The Psalmist had now reached this extremity. It is the turning point of his present experience. He has two alternatives before him:—either to suffer unbelief to triumph, to distrust God, abandon the conflict, and sink as lead in the surging waters; or to gather up once more his spiritual resources, breast the waves, and manfully buffet the storm.
It is with him now, as with a sinking disciple in a future age:—when the storm is loudest and the midnight is darkest, the voice and footsteps of his God are heard on the waves: "And about the fourth watch of the night, Jesus came to the disciples, walking on the sea." "This poor man cried, and the Lord heard him, and saved him out of all his troubles!"[72]
And what is the first gleam of comfort which crests these topmost waves? It is discerning the hand and appointment of God in all his afflictions! He speaks of "Thy waves and Thy billows." These floods do not riot and revel at the bidding of chance. "The Lord sitteth upon the water-floods."[73] While, in one sense, it aggravated his trials to think of them as Divine chastisements—the expressions of the Divine displeasure at sin—yet how unspeakable the consolation that every billow rolled at the summons of Omnipotence. "The floods," he can say, "have lifted up, the floods have lifted up their voice; the floods lift up their waves. The Lord on high is mightier than the noise of many waters, yea, than the mighty waves of the sea."[74] "O Lord our God, who is a strong Lord like unto thee? Thou rulest the raging of the sea: when the waves thereof arise, thou stillest them."[75]

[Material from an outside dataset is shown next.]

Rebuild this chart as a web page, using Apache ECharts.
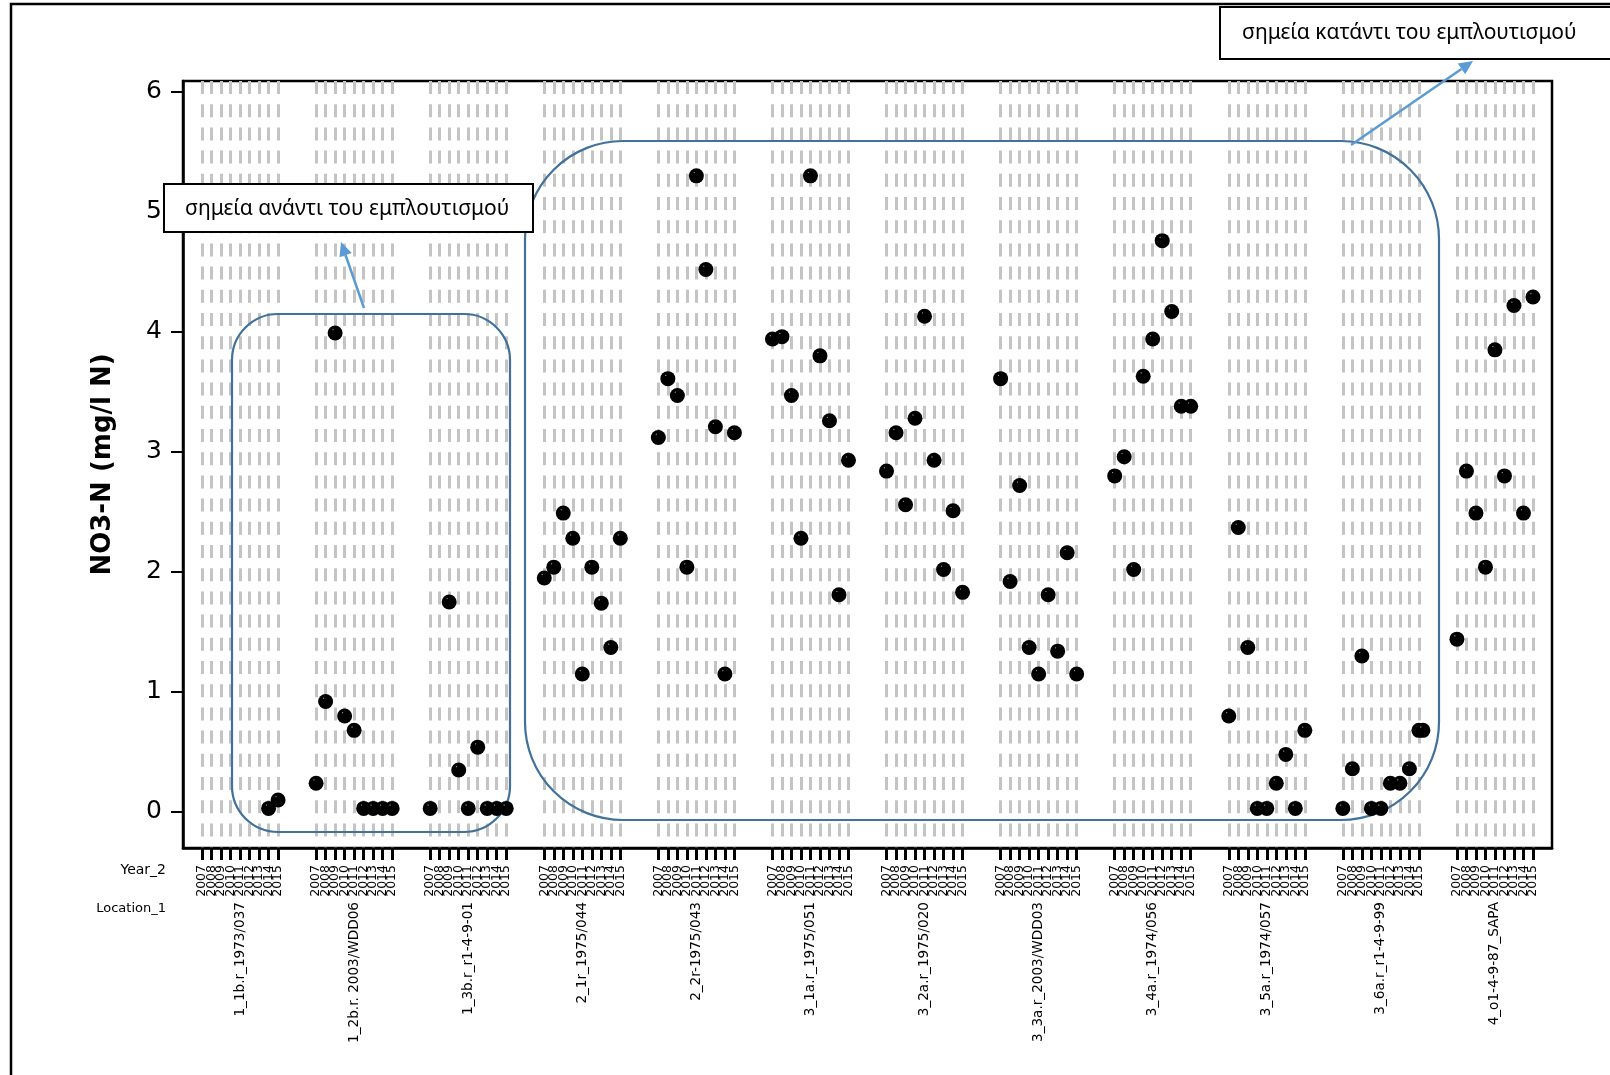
<!DOCTYPE html>
<html>
<head>
<meta charset="utf-8">
<script src="https://cdn.jsdelivr.net/npm/echarts@6/dist/echarts.min.js"></script>
<style>
  html, body { margin: 0; padding: 0; background: #ffffff; }
  #chart { width: 1610px; height: 1075px; }
</style>
</head>
<body>
<div id="chart"></div>
<script>
// Sampling locations (grouping level 1) and sampling years (grouping level 2)
const locations = [
  '1_1b.r_1973/037', '1_2b.r. 2003/WDD06', '1_3b.r_r1-4-9-01', '2_1r_1975/044',
  '2_2r-1975/043', '3_1a.r_1975/051', '3_2a.r_1975/020', '3_3a.r_2003/WDD03',
  '3_4a.r_1974/056', '3_5a.r_1974/057', '3_6a.r_r1-4-9-99', '4_o1-4-9-87_SAPA'
];
const years = ['2007', '2008', '2009', '2010', '2011', '2012', '2013', '2014', '2015'];
const yTicks = [0, 1, 2, 3, 4, 5, 6];

// NO3-N (mg/l N) per location: [year, value]
const loc01 = [['2014', 0.03], ['2015', 0.10]];
const loc02 = [['2007', 0.24], ['2008', 0.92], ['2009', 3.99], ['2010', 0.80], ['2011', 0.68],
               ['2012', 0.03], ['2013', 0.03], ['2014', 0.03], ['2015', 0.03]];
const loc03 = [['2007', 0.03], ['2009', 1.75], ['2010', 0.35], ['2011', 0.03], ['2012', 0.54],
               ['2013', 0.03], ['2014', 0.03], ['2015', 0.03]];
const loc04 = [['2007', 1.95], ['2008', 2.04], ['2009', 2.49], ['2010', 2.28], ['2011', 1.15],
               ['2012', 2.04], ['2013', 1.74], ['2014', 1.37], ['2015', 2.28]];
const loc05 = [['2007', 3.12], ['2008', 3.61], ['2009', 3.47], ['2010', 2.04], ['2011', 5.30],
               ['2012', 4.52], ['2013', 3.21], ['2014', 1.15], ['2015', 3.16]];
const loc06 = [['2007', 3.94], ['2008', 3.96], ['2009', 3.47], ['2010', 2.28], ['2011', 5.30],
               ['2012', 3.80], ['2013', 3.26], ['2014', 1.81], ['2015', 2.93]];
const loc07 = [['2007', 2.84], ['2008', 3.16], ['2009', 2.56], ['2010', 3.28], ['2011', 4.13],
               ['2012', 2.93], ['2013', 2.02], ['2014', 2.51], ['2015', 1.83]];
const loc08 = [['2007', 3.61], ['2008', 1.92], ['2009', 2.72], ['2010', 1.37], ['2011', 1.15],
               ['2012', 1.81], ['2013', 1.34], ['2014', 2.16], ['2015', 1.15]];
const loc09 = [['2007', 2.80], ['2008', 2.96], ['2009', 2.02], ['2010', 3.63], ['2011', 3.94],
               ['2012', 4.76], ['2013', 4.17], ['2014', 3.38], ['2015', 3.38]];
const loc10 = [['2007', 0.80], ['2008', 2.37], ['2009', 1.37], ['2010', 0.03], ['2011', 0.03],
               ['2012', 0.24], ['2013', 0.48], ['2014', 0.03], ['2015', 0.68]];
const loc11 = [['2007', 0.03], ['2008', 0.36], ['2009', 1.30], ['2010', 0.03], ['2011', 0.03],
               ['2012', 0.24], ['2013', 0.24], ['2014', 0.36], ['2015', 0.68], ['2015', 0.68]];
const loc12 = [['2007', 1.44], ['2008', 2.84], ['2009', 2.49], ['2010', 2.04], ['2011', 3.85],
               ['2012', 2.80], ['2013', 4.22], ['2014', 2.49], ['2015', 4.29]];
const byLocation = [loc01, loc02, loc03, loc04, loc05, loc06, loc07, loc08, loc09, loc10, loc11, loc12];

// Category slots: blank padding at both ends and blank slots between locations
const EDGE_SLOTS = 2;
const BETWEEN_SLOTS = 3;
const cats = [];
for (let k = 0; k < EDGE_SLOTS; k++) cats.push('gap-L' + k);
locations.forEach((loc, g) => {
  if (g > 0) for (let k = 0; k < BETWEEN_SLOTS; k++) cats.push('gap-' + g + '-' + k);
  years.forEach(y => cats.push(loc + '|' + y));
});
for (let k = 0; k < EDGE_SLOTS; k++) cats.push('gap-R' + k);

const isSlot = (idx, val) => String(val).indexOf('|') >= 0;
const midYear = years[Math.floor(years.length / 2)];
const yearText = v => { const p = String(v).split('|'); return p.length > 1 ? p[1] : ''; };
const locText = v => { const p = String(v).split('|'); return (p.length > 1 && p[1] === midYear) ? p[0] : ''; };

// Scatter points; a repeated year within a location is nudged sideways
const points = [];
byLocation.forEach((rows, g) => {
  const seen = {};
  rows.forEach(([yr, v]) => {
    const key = locations[g] + '|' + yr;
    const item = { value: [key, v] };
    if (seen[key]) item.symbolOffset = [4 * seen[key], 0];
    seen[key] = (seen[key] || 0) + 1;
    points.push(item);
  });
});

// black marker with a small glossy spot
const pointColor = {
  type: 'radial', x: 0.36, y: 0.28, r: 0.7,
  colorStops: [
    { offset: 0, color: '#a0a0a0' },
    { offset: 0.1, color: '#000000' },
    { offset: 1, color: '#000000' }
  ]
};

// Arrow made of a shaft and a triangular head
function arrow(x1, y1, x2, y2, color) {
  const dx = x2 - x1, dy = y2 - y1;
  const len = Math.hypot(dx, dy);
  const ux = dx / len, uy = dy / len;
  const headLen = 14, halfW = 6.5;
  const bx = x2 - ux * headLen, by = y2 - uy * headLen;
  return {
    type: 'group', z: 8,
    children: [
      { type: 'line', shape: { x1: x1, y1: y1, x2: bx, y2: by },
        style: { stroke: color, lineWidth: 2.5 }, z: 8 },
      { type: 'polygon',
        shape: { points: [[x2, y2], [bx - uy * halfW, by + ux * halfW], [bx + uy * halfW, by - ux * halfW]] },
        style: { fill: color }, z: 8 }
    ]
  };
}

const latin = 'DejaVu Sans';

const chart = echarts.init(document.getElementById('chart'), null, { renderer: 'canvas' });
chart.setOption({
  backgroundColor: '#ffffff',
  animation: false,
  grid: {
    left: 183, top: 81, right: 58, bottom: 227,
    show: true, borderColor: '#000000', borderWidth: 2.5, backgroundColor: 'transparent'
  },
  xAxis: [
    {
      type: 'category', data: cats, boundaryGap: false, position: 'bottom',
      axisLine: { show: true, onZero: false, lineStyle: { color: '#000000', width: 2.5 } },
      axisTick: { show: true, interval: isSlot, length: 12, lineStyle: { color: '#000000', width: 3 } },
      axisLabel: {
        interval: 0, rotate: 90, margin: 17, fontSize: 12.5,
        fontFamily: latin, color: '#000000',
        formatter: yearText
      },
      splitLine: {
        show: true, interval: isSlot,
        lineStyle: { color: '#c4c4c4', width: 3, type: [13, 10.2] }
      }
    },
    {
      type: 'category', data: cats, boundaryGap: false, position: 'bottom',
      axisLine: { show: false, onZero: false }, axisTick: { show: false }, splitLine: { show: false },
      axisLabel: {
        interval: 0, rotate: 90, margin: 54, fontSize: 13.6, fontFamily: latin, color: '#000000',
        formatter: locText
      }
    }
  ],
  yAxis: {
    type: 'value', min: -0.3, max: 6.09,
    axisLine: { show: true, onZero: false, lineStyle: { color: '#000000', width: 2.5 } },
    axisTick: { show: true, customValues: yTicks, length: 12, lineStyle: { color: '#000000', width: 2 } },
    axisLabel: { customValues: yTicks, margin: 21, fontSize: 25, fontFamily: latin, color: '#000000' },
    splitLine: { show: false },
    name: 'NO3-N (mg/l N)', nameLocation: 'middle', nameRotate: 90, nameGap: 67,
    nameTextStyle: { fontSize: 26, fontWeight: 'bold', fontFamily: latin, color: '#000000' }
  },
  series: [{
    type: 'scatter', xAxisIndex: 0, yAxisIndex: 0, z: 4,
    symbol: 'circle', symbolSize: 15,
    itemStyle: { color: pointColor, opacity: 1 },
    data: points
  }],
  graphic: [
    // outer frame
    { type: 'rect', z: 0, silent: true,
      shape: { x: 11, y: 4, width: 1700, height: 1200 },
      style: { fill: 'none', stroke: '#000000', lineWidth: 2.5 } },
    // grouping level captions
    { type: 'text', z: 6, style: { text: 'Year_2', x: 166, y: 870, align: 'right', verticalAlign: 'middle',
      font: '14px "DejaVu Sans"', fill: '#000000' } },
    { type: 'text', z: 6, style: { text: 'Location_1', x: 166, y: 909, align: 'right', verticalAlign: 'middle',
      font: '13px "DejaVu Sans"', fill: '#000000' } },
    // upstream / downstream enclosures
    { type: 'rect', z: 3, silent: true,
      shape: { x: 232, y: 314, width: 278, height: 518, r: 46 },
      style: { fill: 'none', stroke: '#41719c', lineWidth: 2.2 } },
    { type: 'rect', z: 3, silent: true,
      shape: { x: 525, y: 141, width: 914, height: 679, r: 98 },
      style: { fill: 'none', stroke: '#41719c', lineWidth: 2.2 } },
    arrow(364, 308, 341, 242, '#5b9bd5'),
    arrow(1351, 145, 1473, 61, '#5b9bd5'),
    // callout boxes
    { type: 'rect', z: 10, shape: { x: 164, y: 184, width: 369, height: 48 },
      style: { fill: '#ffffff', stroke: '#000000', lineWidth: 2 } },
    { type: 'text', z: 11, style: { text: 'σημεία ανάντι του εμπλουτισμού', x: 185, y: 209,
      verticalAlign: 'middle', font: '21px "Noto Sans"', fill: '#000000' } },
    { type: 'rect', z: 10, shape: { x: 1220, y: 7, width: 420, height: 52 },
      style: { fill: '#ffffff', stroke: '#000000', lineWidth: 2 } },
    { type: 'text', z: 11, style: { text: 'σημεία κατάντι του εμπλουτισμού', x: 1242, y: 33,
      verticalAlign: 'middle', font: '21px "Noto Sans"', fill: '#000000' } }
  ]
});
</script>
</body>
</html>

But he could go further than this. He could triumph in the assurance of God's returning favour;—that behind these troubled elements there was seated a Being of unchanging faithfulness and love. Already the lowering mist was beginning to clear off the mountains, and the eye of faith to descry sunny patches of golden light gleaming in the hollows. Soon he knew the whole landscape would be flooded with glory. The sailor does not discredit the existence of the beacon or lighthouse, or alter the direction of his vessel, because the fog prevents these being seen. Nay rather, he strains his eyes more keenly through the murky curtain, in hopes of hailing their guidance. When a cloud or clouds are passing over the sun's disc, and hiding it from view, the sunflower does not, on account of the momentary intervention, hang its head, or cease to turn in the direction of the great luminary. It keeps still gazing upwards with wistful eye, as if knowing that the clouds will soon roll past, and that it will ere long again be bathed in the grateful beams! So it was with David. He felt that the countenance of his God, though hidden, was not eclipsed. This pining flower on the mountains of Gilead does not droop in the anguish of unbelief, when "the Sun of his soul" is for the moment obscured. He knew that there would yet arise "light in the darkness." Amid the roll of the billows—the moaning of the blast—he listens to celestial music. Its key-note is "the loving-kindness" of his God. While the heavens are still black, and the tempest raging, he lifts the voice of faith above the war of the storm, and thus sings:—"Yet the Lord will command his loving-kindness in the day-time, and in the night his song shall be with me, and my prayer unto the God of my life!"